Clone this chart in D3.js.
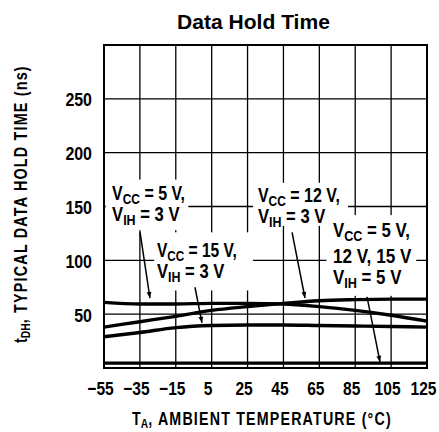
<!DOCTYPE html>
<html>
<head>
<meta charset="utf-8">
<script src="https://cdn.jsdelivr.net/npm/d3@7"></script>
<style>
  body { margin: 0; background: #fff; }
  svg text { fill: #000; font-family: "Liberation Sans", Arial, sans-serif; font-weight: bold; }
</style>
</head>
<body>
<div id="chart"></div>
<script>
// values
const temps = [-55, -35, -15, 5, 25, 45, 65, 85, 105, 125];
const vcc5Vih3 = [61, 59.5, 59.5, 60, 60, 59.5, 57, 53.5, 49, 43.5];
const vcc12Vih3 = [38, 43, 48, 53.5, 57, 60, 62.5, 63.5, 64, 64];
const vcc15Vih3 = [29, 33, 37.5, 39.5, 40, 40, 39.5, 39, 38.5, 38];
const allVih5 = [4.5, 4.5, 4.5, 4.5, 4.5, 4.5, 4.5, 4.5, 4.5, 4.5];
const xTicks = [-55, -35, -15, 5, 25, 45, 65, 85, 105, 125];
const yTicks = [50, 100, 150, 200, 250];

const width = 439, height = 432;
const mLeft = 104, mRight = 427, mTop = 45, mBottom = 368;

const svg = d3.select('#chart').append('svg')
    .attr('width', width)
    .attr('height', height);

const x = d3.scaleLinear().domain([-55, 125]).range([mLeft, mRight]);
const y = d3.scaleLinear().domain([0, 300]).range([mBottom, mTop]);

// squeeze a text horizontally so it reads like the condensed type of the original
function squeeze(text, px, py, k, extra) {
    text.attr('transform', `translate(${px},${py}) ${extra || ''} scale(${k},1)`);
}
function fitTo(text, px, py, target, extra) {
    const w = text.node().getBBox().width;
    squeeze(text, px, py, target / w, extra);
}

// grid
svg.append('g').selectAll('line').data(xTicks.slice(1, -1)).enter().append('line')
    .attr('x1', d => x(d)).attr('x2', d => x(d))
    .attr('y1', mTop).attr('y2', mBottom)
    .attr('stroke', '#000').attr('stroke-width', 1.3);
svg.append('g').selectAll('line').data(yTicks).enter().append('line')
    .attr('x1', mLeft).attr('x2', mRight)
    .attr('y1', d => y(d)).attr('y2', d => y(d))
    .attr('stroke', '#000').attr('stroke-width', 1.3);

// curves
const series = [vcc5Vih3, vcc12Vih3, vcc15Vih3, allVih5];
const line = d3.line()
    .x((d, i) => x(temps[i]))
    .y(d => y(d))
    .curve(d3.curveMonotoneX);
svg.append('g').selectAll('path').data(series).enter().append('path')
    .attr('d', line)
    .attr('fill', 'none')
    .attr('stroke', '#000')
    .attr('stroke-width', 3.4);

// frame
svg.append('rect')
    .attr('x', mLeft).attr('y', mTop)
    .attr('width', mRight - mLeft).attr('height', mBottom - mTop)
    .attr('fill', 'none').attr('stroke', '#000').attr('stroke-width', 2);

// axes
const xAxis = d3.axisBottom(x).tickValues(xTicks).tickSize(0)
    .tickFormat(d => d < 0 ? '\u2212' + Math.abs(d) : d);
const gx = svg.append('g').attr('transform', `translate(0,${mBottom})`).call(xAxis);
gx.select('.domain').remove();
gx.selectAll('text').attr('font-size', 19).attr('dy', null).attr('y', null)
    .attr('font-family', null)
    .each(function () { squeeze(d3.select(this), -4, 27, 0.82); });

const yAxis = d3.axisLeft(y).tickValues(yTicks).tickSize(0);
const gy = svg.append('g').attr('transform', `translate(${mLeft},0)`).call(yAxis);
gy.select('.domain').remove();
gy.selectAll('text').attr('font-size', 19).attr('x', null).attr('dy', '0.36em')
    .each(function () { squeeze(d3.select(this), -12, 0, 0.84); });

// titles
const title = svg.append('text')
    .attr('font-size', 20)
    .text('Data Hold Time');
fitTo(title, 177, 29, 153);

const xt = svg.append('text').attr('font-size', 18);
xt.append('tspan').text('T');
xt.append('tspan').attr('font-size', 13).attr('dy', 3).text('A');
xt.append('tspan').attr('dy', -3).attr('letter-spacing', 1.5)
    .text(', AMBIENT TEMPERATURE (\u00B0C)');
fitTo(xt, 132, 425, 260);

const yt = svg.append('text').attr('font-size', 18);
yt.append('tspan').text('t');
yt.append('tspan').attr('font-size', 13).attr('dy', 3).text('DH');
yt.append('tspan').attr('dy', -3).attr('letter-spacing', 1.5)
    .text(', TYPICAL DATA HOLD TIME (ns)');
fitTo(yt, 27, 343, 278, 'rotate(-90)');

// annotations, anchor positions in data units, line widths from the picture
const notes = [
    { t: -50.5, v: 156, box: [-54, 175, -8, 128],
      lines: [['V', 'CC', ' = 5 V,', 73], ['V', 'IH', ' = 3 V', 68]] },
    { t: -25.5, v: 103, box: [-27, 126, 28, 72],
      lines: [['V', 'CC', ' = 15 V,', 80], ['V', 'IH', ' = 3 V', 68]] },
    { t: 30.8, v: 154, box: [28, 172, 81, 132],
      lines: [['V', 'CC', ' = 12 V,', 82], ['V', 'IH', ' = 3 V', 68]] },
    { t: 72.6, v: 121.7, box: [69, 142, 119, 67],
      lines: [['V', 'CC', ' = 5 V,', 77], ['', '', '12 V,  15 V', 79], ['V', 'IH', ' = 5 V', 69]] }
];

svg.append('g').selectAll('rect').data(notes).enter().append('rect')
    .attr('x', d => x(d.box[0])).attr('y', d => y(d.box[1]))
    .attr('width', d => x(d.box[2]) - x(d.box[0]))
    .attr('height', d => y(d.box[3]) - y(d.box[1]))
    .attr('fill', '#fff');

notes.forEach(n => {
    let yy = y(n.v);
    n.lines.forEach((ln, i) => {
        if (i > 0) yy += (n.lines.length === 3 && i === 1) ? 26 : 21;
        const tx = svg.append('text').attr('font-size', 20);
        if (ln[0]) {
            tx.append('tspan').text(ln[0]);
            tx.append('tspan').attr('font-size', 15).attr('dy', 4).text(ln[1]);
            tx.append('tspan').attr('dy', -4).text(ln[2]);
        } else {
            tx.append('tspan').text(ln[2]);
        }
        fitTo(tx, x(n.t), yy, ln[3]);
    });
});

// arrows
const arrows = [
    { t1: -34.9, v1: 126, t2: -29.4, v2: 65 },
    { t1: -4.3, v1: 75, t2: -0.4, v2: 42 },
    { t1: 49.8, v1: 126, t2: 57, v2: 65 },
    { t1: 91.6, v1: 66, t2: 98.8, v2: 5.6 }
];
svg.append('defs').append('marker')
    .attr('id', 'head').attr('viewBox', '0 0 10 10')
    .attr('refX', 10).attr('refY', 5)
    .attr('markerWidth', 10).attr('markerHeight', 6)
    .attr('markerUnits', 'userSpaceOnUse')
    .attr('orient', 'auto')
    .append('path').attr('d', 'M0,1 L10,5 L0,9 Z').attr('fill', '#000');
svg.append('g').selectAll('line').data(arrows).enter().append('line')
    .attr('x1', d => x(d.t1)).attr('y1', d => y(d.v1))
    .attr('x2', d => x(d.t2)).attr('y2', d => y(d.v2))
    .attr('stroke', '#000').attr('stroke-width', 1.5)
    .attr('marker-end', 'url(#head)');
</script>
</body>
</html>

* **SET EXERCISE**:
Please write out all the data again word for word, but not the pictures.

* **THE OUTPUT**:
Clone this chart in D3.js.
<!DOCTYPE html>
<html>
<head>
<meta charset="utf-8">
<script src="https://cdn.jsdelivr.net/npm/d3@7"></script>
<style>
  body { margin: 0; background: #fff; }
  svg text { fill: #000; font-family: "Liberation Sans", Arial, sans-serif; font-weight: bold; }
</style>
</head>
<body>
<div id="chart"></div>
<script>
// values
const temps = [-55, -35, -15, 5, 25, 45, 65, 85, 105, 125];
const vcc5Vih3 = [61, 59.5, 59.5, 60, 60, 59.5, 57, 53.5, 49, 43.5];
const vcc12Vih3 = [38, 43, 48, 53.5, 57, 60, 62.5, 63.5, 64, 64];
const vcc15Vih3 = [29, 33, 37.5, 39.5, 40, 40, 39.5, 39, 38.5, 38];
const allVih5 = [4.5, 4.5, 4.5, 4.5, 4.5, 4.5, 4.5, 4.5, 4.5, 4.5];
const xTicks = [-55, -35, -15, 5, 25, 45, 65, 85, 105, 125];
const yTicks = [50, 100, 150, 200, 250];

const width = 439, height = 432;
const mLeft = 104, mRight = 427, mTop = 45, mBottom = 368;

const svg = d3.select('#chart').append('svg')
    .attr('width', width)
    .attr('height', height);

const x = d3.scaleLinear().domain([-55, 125]).range([mLeft, mRight]);
const y = d3.scaleLinear().domain([0, 300]).range([mBottom, mTop]);

// squeeze a text horizontally so it reads like the condensed type of the original
function squeeze(text, px, py, k, extra) {
    text.attr('transform', `translate(${px},${py}) ${extra || ''} scale(${k},1)`);
}
function fitTo(text, px, py, target, extra) {
    const w = text.node().getBBox().width;
    squeeze(text, px, py, target / w, extra);
}

// grid
svg.append('g').selectAll('line').data(xTicks.slice(1, -1)).enter().append('line')
    .attr('x1', d => x(d)).attr('x2', d => x(d))
    .attr('y1', mTop).attr('y2', mBottom)
    .attr('stroke', '#000').attr('stroke-width', 1.3);
svg.append('g').selectAll('line').data(yTicks).enter().append('line')
    .attr('x1', mLeft).attr('x2', mRight)
    .attr('y1', d => y(d)).attr('y2', d => y(d))
    .attr('stroke', '#000').attr('stroke-width', 1.3);

// curves
const series = [vcc5Vih3, vcc12Vih3, vcc15Vih3, allVih5];
const line = d3.line()
    .x((d, i) => x(temps[i]))
    .y(d => y(d))
    .curve(d3.curveMonotoneX);
svg.append('g').selectAll('path').data(series).enter().append('path')
    .attr('d', line)
    .attr('fill', 'none')
    .attr('stroke', '#000')
    .attr('stroke-width', 3.4);

// frame
svg.append('rect')
    .attr('x', mLeft).attr('y', mTop)
    .attr('width', mRight - mLeft).attr('height', mBottom - mTop)
    .attr('fill', 'none').attr('stroke', '#000').attr('stroke-width', 2);

// axes
const xAxis = d3.axisBottom(x).tickValues(xTicks).tickSize(0)
    .tickFormat(d => d < 0 ? '\u2212' + Math.abs(d) : d);
const gx = svg.append('g').attr('transform', `translate(0,${mBottom})`).call(xAxis);
gx.select('.domain').remove();
gx.selectAll('text').attr('font-size', 19).attr('dy', null).attr('y', null)
    .attr('font-family', null)
    .each(function () { squeeze(d3.select(this), -4, 27, 0.82); });

const yAxis = d3.axisLeft(y).tickValues(yTicks).tickSize(0);
const gy = svg.append('g').attr('transform', `translate(${mLeft},0)`).call(yAxis);
gy.select('.domain').remove();
gy.selectAll('text').attr('font-size', 19).attr('x', null).attr('dy', '0.36em')
    .each(function () { squeeze(d3.select(this), -12, 0, 0.84); });

// titles
const title = svg.append('text')
    .attr('font-size', 20)
    .text('Data Hold Time');
fitTo(title, 177, 29, 153);

const xt = svg.append('text').attr('font-size', 18);
xt.append('tspan').text('T');
xt.append('tspan').attr('font-size', 13).attr('dy', 3).text('A');
xt.append('tspan').attr('dy', -3).attr('letter-spacing', 1.5)
    .text(', AMBIENT TEMPERATURE (\u00B0C)');
fitTo(xt, 132, 425, 260);

const yt = svg.append('text').attr('font-size', 18);
yt.append('tspan').text('t');
yt.append('tspan').attr('font-size', 13).attr('dy', 3).text('DH');
yt.append('tspan').attr('dy', -3).attr('letter-spacing', 1.5)
    .text(', TYPICAL DATA HOLD TIME (ns)');
fitTo(yt, 27, 343, 278, 'rotate(-90)');

// annotations, anchor positions in data units, line widths from the picture
const notes = [
    { t: -50.5, v: 156, box: [-54, 175, -8, 128],
      lines: [['V', 'CC', ' = 5 V,', 73], ['V', 'IH', ' = 3 V', 68]] },
    { t: -25.5, v: 103, box: [-27, 126, 28, 72],
      lines: [['V', 'CC', ' = 15 V,', 80], ['V', 'IH', ' = 3 V', 68]] },
    { t: 30.8, v: 154, box: [28, 172, 81, 132],
      lines: [['V', 'CC', ' = 12 V,', 82], ['V', 'IH', ' = 3 V', 68]] },
    { t: 72.6, v: 121.7, box: [69, 142, 119, 67],
      lines: [['V', 'CC', ' = 5 V,', 77], ['', '', '12 V,  15 V', 79], ['V', 'IH', ' = 5 V', 69]] }
];

svg.append('g').selectAll('rect').data(notes).enter().append('rect')
    .attr('x', d => x(d.box[0])).attr('y', d => y(d.box[1]))
    .attr('width', d => x(d.box[2]) - x(d.box[0]))
    .attr('height', d => y(d.box[3]) - y(d.box[1]))
    .attr('fill', '#fff');

notes.forEach(n => {
    let yy = y(n.v);
    n.lines.forEach((ln, i) => {
        if (i > 0) yy += (n.lines.length === 3 && i === 1) ? 26 : 21;
        const tx = svg.append('text').attr('font-size', 20);
        if (ln[0]) {
            tx.append('tspan').text(ln[0]);
            tx.append('tspan').attr('font-size', 15).attr('dy', 4).text(ln[1]);
            tx.append('tspan').attr('dy', -4).text(ln[2]);
        } else {
            tx.append('tspan').text(ln[2]);
        }
        fitTo(tx, x(n.t), yy, ln[3]);
    });
});

// arrows
const arrows = [
    { t1: -34.9, v1: 126, t2: -29.4, v2: 65 },
    { t1: -4.3, v1: 75, t2: -0.4, v2: 42 },
    { t1: 49.8, v1: 126, t2: 57, v2: 65 },
    { t1: 91.6, v1: 66, t2: 98.8, v2: 5.6 }
];
svg.append('defs').append('marker')
    .attr('id', 'head').attr('viewBox', '0 0 10 10')
    .attr('refX', 10).attr('refY', 5)
    .attr('markerWidth', 10).attr('markerHeight', 6)
    .attr('markerUnits', 'userSpaceOnUse')
    .attr('orient', 'auto')
    .append('path').attr('d', 'M0,1 L10,5 L0,9 Z').attr('fill', '#000');
svg.append('g').selectAll('line').data(arrows).enter().append('line')
    .attr('x1', d => x(d.t1)).attr('y1', d => y(d.v1))
    .attr('x2', d => x(d.t2)).attr('y2', d => y(d.v2))
    .attr('stroke', '#000').attr('stroke-width', 1.5)
    .attr('marker-end', 'url(#head)');
</script>
</body>
</html>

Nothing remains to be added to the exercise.